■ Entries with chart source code
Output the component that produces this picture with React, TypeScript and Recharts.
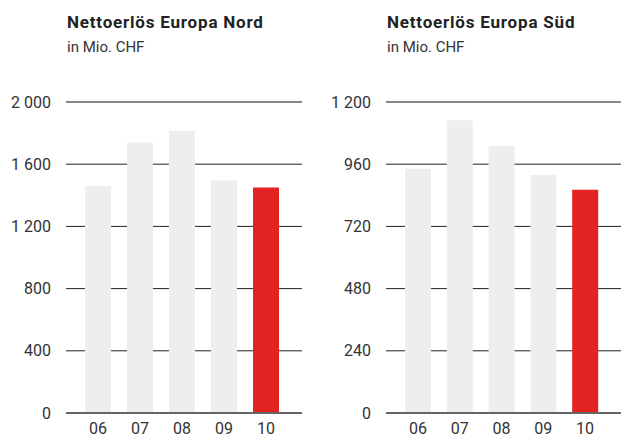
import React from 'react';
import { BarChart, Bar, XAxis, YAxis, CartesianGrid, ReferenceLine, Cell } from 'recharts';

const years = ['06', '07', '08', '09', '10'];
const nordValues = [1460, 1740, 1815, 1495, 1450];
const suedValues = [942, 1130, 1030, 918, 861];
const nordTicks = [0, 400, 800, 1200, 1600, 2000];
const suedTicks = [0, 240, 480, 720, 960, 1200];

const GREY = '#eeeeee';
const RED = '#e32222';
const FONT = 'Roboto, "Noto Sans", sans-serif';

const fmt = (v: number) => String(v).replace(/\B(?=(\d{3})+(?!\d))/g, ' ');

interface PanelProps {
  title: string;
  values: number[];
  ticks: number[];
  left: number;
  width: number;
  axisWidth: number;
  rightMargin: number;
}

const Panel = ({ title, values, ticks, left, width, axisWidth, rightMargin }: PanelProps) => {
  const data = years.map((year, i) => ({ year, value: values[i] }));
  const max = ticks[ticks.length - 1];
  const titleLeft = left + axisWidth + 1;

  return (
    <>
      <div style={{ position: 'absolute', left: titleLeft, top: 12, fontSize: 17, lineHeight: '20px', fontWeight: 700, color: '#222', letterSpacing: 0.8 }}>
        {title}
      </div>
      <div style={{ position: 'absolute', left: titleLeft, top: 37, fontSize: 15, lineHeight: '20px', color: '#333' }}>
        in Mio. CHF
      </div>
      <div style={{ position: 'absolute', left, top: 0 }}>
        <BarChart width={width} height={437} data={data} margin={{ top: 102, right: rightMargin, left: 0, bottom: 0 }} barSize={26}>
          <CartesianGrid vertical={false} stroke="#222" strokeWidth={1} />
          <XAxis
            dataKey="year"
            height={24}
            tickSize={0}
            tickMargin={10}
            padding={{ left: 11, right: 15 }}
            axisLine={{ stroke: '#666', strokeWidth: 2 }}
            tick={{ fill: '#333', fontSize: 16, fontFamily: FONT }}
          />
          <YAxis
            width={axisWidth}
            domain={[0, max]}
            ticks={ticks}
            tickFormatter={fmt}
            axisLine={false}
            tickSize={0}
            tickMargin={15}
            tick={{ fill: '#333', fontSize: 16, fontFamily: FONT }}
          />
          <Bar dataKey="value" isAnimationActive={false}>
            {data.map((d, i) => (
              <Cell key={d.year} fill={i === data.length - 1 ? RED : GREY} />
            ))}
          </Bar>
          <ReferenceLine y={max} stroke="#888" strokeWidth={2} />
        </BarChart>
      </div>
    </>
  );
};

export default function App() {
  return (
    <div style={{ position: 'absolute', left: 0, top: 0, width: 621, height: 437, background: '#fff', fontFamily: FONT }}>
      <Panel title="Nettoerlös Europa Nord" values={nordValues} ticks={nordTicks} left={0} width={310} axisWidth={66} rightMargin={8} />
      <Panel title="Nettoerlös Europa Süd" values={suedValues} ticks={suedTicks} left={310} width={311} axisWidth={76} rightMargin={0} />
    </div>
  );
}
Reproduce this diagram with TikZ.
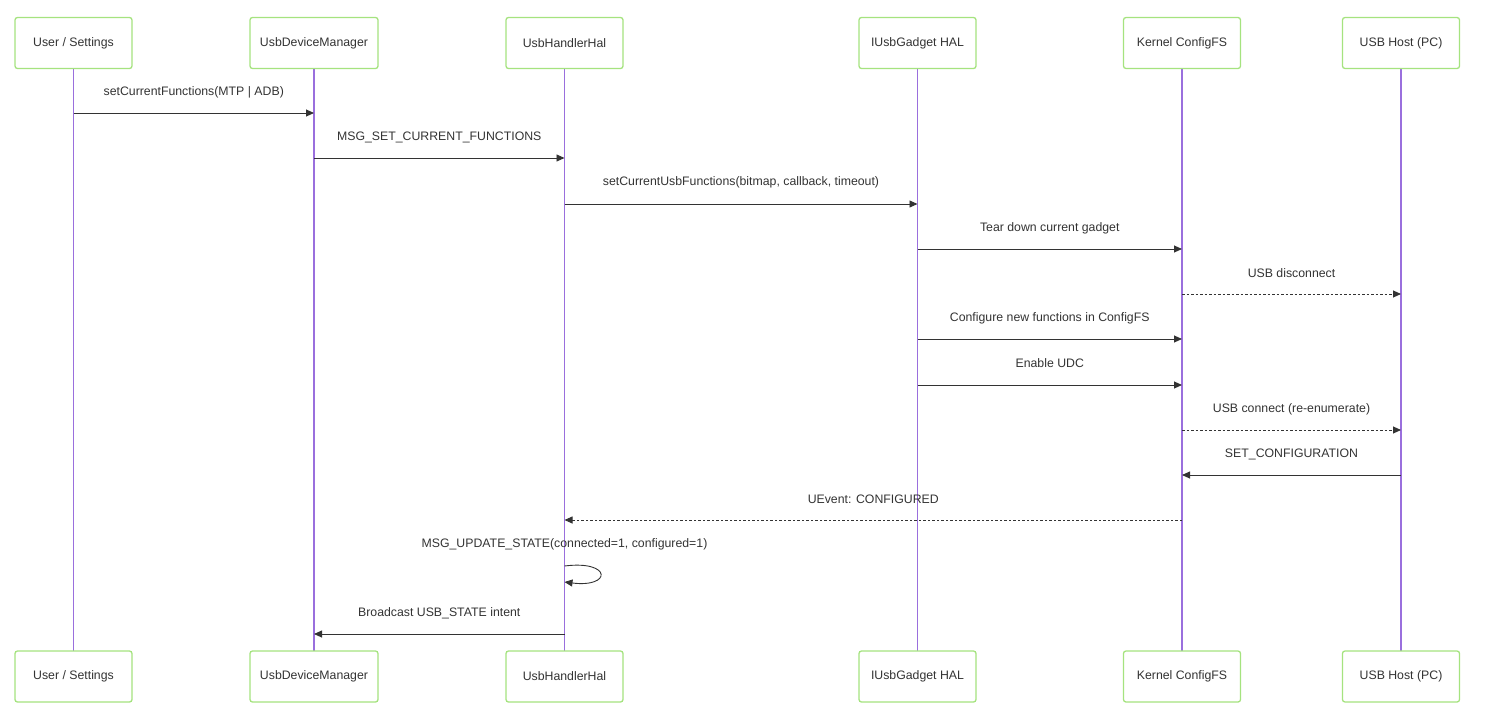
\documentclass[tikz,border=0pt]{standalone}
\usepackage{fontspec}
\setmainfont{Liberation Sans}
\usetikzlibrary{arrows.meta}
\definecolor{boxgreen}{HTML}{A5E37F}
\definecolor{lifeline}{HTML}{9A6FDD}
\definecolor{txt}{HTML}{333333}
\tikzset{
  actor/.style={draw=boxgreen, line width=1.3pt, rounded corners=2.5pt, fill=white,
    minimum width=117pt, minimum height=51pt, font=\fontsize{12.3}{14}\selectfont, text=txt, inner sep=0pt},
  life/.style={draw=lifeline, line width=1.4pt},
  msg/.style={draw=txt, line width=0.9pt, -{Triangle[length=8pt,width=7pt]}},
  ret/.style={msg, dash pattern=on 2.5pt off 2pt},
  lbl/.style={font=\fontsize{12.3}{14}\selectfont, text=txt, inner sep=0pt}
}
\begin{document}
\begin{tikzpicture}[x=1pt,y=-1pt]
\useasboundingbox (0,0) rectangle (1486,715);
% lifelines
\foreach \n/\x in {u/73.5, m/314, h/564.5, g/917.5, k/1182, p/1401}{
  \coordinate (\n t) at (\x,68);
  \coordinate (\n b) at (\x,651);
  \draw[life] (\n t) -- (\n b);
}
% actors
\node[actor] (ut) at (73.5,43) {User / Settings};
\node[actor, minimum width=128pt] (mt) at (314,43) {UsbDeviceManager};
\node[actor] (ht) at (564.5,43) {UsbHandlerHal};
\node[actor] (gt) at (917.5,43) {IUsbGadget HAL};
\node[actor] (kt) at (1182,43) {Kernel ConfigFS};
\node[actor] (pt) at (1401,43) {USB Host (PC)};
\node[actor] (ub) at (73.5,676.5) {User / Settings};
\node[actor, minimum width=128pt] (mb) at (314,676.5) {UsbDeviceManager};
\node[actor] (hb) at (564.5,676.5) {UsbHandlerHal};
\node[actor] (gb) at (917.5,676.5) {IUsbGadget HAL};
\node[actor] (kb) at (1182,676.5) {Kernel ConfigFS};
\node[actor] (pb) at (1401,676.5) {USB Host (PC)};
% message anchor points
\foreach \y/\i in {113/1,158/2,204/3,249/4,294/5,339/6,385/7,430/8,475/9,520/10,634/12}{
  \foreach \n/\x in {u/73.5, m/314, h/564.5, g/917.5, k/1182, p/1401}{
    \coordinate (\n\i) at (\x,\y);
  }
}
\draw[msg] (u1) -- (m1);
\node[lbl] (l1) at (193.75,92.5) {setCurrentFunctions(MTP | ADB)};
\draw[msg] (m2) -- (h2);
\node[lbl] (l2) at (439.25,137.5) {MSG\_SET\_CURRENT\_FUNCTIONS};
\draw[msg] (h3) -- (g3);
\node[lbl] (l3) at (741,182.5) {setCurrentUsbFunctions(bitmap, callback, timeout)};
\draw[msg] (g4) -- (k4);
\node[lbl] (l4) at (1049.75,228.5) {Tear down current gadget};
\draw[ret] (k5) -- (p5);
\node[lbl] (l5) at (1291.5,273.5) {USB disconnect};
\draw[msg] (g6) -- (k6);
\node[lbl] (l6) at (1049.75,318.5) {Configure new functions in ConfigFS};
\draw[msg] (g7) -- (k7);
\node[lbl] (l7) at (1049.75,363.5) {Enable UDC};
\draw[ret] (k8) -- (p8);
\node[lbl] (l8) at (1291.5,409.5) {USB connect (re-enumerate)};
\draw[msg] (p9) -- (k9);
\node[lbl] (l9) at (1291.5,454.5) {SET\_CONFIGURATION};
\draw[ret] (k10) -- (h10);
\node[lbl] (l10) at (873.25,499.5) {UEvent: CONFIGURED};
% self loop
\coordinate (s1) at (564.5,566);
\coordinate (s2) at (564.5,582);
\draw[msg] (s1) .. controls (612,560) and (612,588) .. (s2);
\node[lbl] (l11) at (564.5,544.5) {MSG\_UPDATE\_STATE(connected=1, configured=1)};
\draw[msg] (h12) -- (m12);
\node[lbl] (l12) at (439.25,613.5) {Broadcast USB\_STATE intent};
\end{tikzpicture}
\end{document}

■ WHAT IS REQUIRED
In this exercise, set down all of the data exactly, without the pictures.

■ EXPECTED ANSWER
Output the component that produces this picture with React, TypeScript and Recharts.
import React from 'react';
import { BarChart, Bar, XAxis, YAxis, CartesianGrid, ReferenceLine, Cell } from 'recharts';

const years = ['06', '07', '08', '09', '10'];
const nordValues = [1460, 1740, 1815, 1495, 1450];
const suedValues = [942, 1130, 1030, 918, 861];
const nordTicks = [0, 400, 800, 1200, 1600, 2000];
const suedTicks = [0, 240, 480, 720, 960, 1200];

const GREY = '#eeeeee';
const RED = '#e32222';
const FONT = 'Roboto, "Noto Sans", sans-serif';

const fmt = (v: number) => String(v).replace(/\B(?=(\d{3})+(?!\d))/g, ' ');

interface PanelProps {
  title: string;
  values: number[];
  ticks: number[];
  left: number;
  width: number;
  axisWidth: number;
  rightMargin: number;
}

const Panel = ({ title, values, ticks, left, width, axisWidth, rightMargin }: PanelProps) => {
  const data = years.map((year, i) => ({ year, value: values[i] }));
  const max = ticks[ticks.length - 1];
  const titleLeft = left + axisWidth + 1;

  return (
    <>
      <div style={{ position: 'absolute', left: titleLeft, top: 12, fontSize: 17, lineHeight: '20px', fontWeight: 700, color: '#222', letterSpacing: 0.8 }}>
        {title}
      </div>
      <div style={{ position: 'absolute', left: titleLeft, top: 37, fontSize: 15, lineHeight: '20px', color: '#333' }}>
        in Mio. CHF
      </div>
      <div style={{ position: 'absolute', left, top: 0 }}>
        <BarChart width={width} height={437} data={data} margin={{ top: 102, right: rightMargin, left: 0, bottom: 0 }} barSize={26}>
          <CartesianGrid vertical={false} stroke="#222" strokeWidth={1} />
          <XAxis
            dataKey="year"
            height={24}
            tickSize={0}
            tickMargin={10}
            padding={{ left: 11, right: 15 }}
            axisLine={{ stroke: '#666', strokeWidth: 2 }}
            tick={{ fill: '#333', fontSize: 16, fontFamily: FONT }}
          />
          <YAxis
            width={axisWidth}
            domain={[0, max]}
            ticks={ticks}
            tickFormatter={fmt}
            axisLine={false}
            tickSize={0}
            tickMargin={15}
            tick={{ fill: '#333', fontSize: 16, fontFamily: FONT }}
          />
          <Bar dataKey="value" isAnimationActive={false}>
            {data.map((d, i) => (
              <Cell key={d.year} fill={i === data.length - 1 ? RED : GREY} />
            ))}
          </Bar>
          <ReferenceLine y={max} stroke="#888" strokeWidth={2} />
        </BarChart>
      </div>
    </>
  );
};

export default function App() {
  return (
    <div style={{ position: 'absolute', left: 0, top: 0, width: 621, height: 437, background: '#fff', fontFamily: FONT }}>
      <Panel title="Nettoerlös Europa Nord" values={nordValues} ticks={nordTicks} left={0} width={310} axisWidth={66} rightMargin={8} />
      <Panel title="Nettoerlös Europa Süd" values={suedValues} ticks={suedTicks} left={310} width={311} axisWidth={76} rightMargin={0} />
    </div>
  );
}
Reproduce this diagram with TikZ.
\documentclass[tikz,border=0pt]{standalone}
\usepackage{fontspec}
\setmainfont{Liberation Sans}
\usetikzlibrary{arrows.meta}
\definecolor{boxgreen}{HTML}{A5E37F}
\definecolor{lifeline}{HTML}{9A6FDD}
\definecolor{txt}{HTML}{333333}
\tikzset{
  actor/.style={draw=boxgreen, line width=1.3pt, rounded corners=2.5pt, fill=white,
    minimum width=117pt, minimum height=51pt, font=\fontsize{12.3}{14}\selectfont, text=txt, inner sep=0pt},
  life/.style={draw=lifeline, line width=1.4pt},
  msg/.style={draw=txt, line width=0.9pt, -{Triangle[length=8pt,width=7pt]}},
  ret/.style={msg, dash pattern=on 2.5pt off 2pt},
  lbl/.style={font=\fontsize{12.3}{14}\selectfont, text=txt, inner sep=0pt}
}
\begin{document}
\begin{tikzpicture}[x=1pt,y=-1pt]
\useasboundingbox (0,0) rectangle (1486,715);
% lifelines
\foreach \n/\x in {u/73.5, m/314, h/564.5, g/917.5, k/1182, p/1401}{
  \coordinate (\n t) at (\x,68);
  \coordinate (\n b) at (\x,651);
  \draw[life] (\n t) -- (\n b);
}
% actors
\node[actor] (ut) at (73.5,43) {User / Settings};
\node[actor, minimum width=128pt] (mt) at (314,43) {UsbDeviceManager};
\node[actor] (ht) at (564.5,43) {UsbHandlerHal};
\node[actor] (gt) at (917.5,43) {IUsbGadget HAL};
\node[actor] (kt) at (1182,43) {Kernel ConfigFS};
\node[actor] (pt) at (1401,43) {USB Host (PC)};
\node[actor] (ub) at (73.5,676.5) {User / Settings};
\node[actor, minimum width=128pt] (mb) at (314,676.5) {UsbDeviceManager};
\node[actor] (hb) at (564.5,676.5) {UsbHandlerHal};
\node[actor] (gb) at (917.5,676.5) {IUsbGadget HAL};
\node[actor] (kb) at (1182,676.5) {Kernel ConfigFS};
\node[actor] (pb) at (1401,676.5) {USB Host (PC)};
% message anchor points
\foreach \y/\i in {113/1,158/2,204/3,249/4,294/5,339/6,385/7,430/8,475/9,520/10,634/12}{
  \foreach \n/\x in {u/73.5, m/314, h/564.5, g/917.5, k/1182, p/1401}{
    \coordinate (\n\i) at (\x,\y);
  }
}
\draw[msg] (u1) -- (m1);
\node[lbl] (l1) at (193.75,92.5) {setCurrentFunctions(MTP | ADB)};
\draw[msg] (m2) -- (h2);
\node[lbl] (l2) at (439.25,137.5) {MSG\_SET\_CURRENT\_FUNCTIONS};
\draw[msg] (h3) -- (g3);
\node[lbl] (l3) at (741,182.5) {setCurrentUsbFunctions(bitmap, callback, timeout)};
\draw[msg] (g4) -- (k4);
\node[lbl] (l4) at (1049.75,228.5) {Tear down current gadget};
\draw[ret] (k5) -- (p5);
\node[lbl] (l5) at (1291.5,273.5) {USB disconnect};
\draw[msg] (g6) -- (k6);
\node[lbl] (l6) at (1049.75,318.5) {Configure new functions in ConfigFS};
\draw[msg] (g7) -- (k7);
\node[lbl] (l7) at (1049.75,363.5) {Enable UDC};
\draw[ret] (k8) -- (p8);
\node[lbl] (l8) at (1291.5,409.5) {USB connect (re-enumerate)};
\draw[msg] (p9) -- (k9);
\node[lbl] (l9) at (1291.5,454.5) {SET\_CONFIGURATION};
\draw[ret] (k10) -- (h10);
\node[lbl] (l10) at (873.25,499.5) {UEvent: CONFIGURED};
% self loop
\coordinate (s1) at (564.5,566);
\coordinate (s2) at (564.5,582);
\draw[msg] (s1) .. controls (612,560) and (612,588) .. (s2);
\node[lbl] (l11) at (564.5,544.5) {MSG\_UPDATE\_STATE(connected=1, configured=1)};
\draw[msg] (h12) -- (m12);
\node[lbl] (l12) at (439.25,613.5) {Broadcast USB\_STATE intent};
\end{tikzpicture}
\end{document}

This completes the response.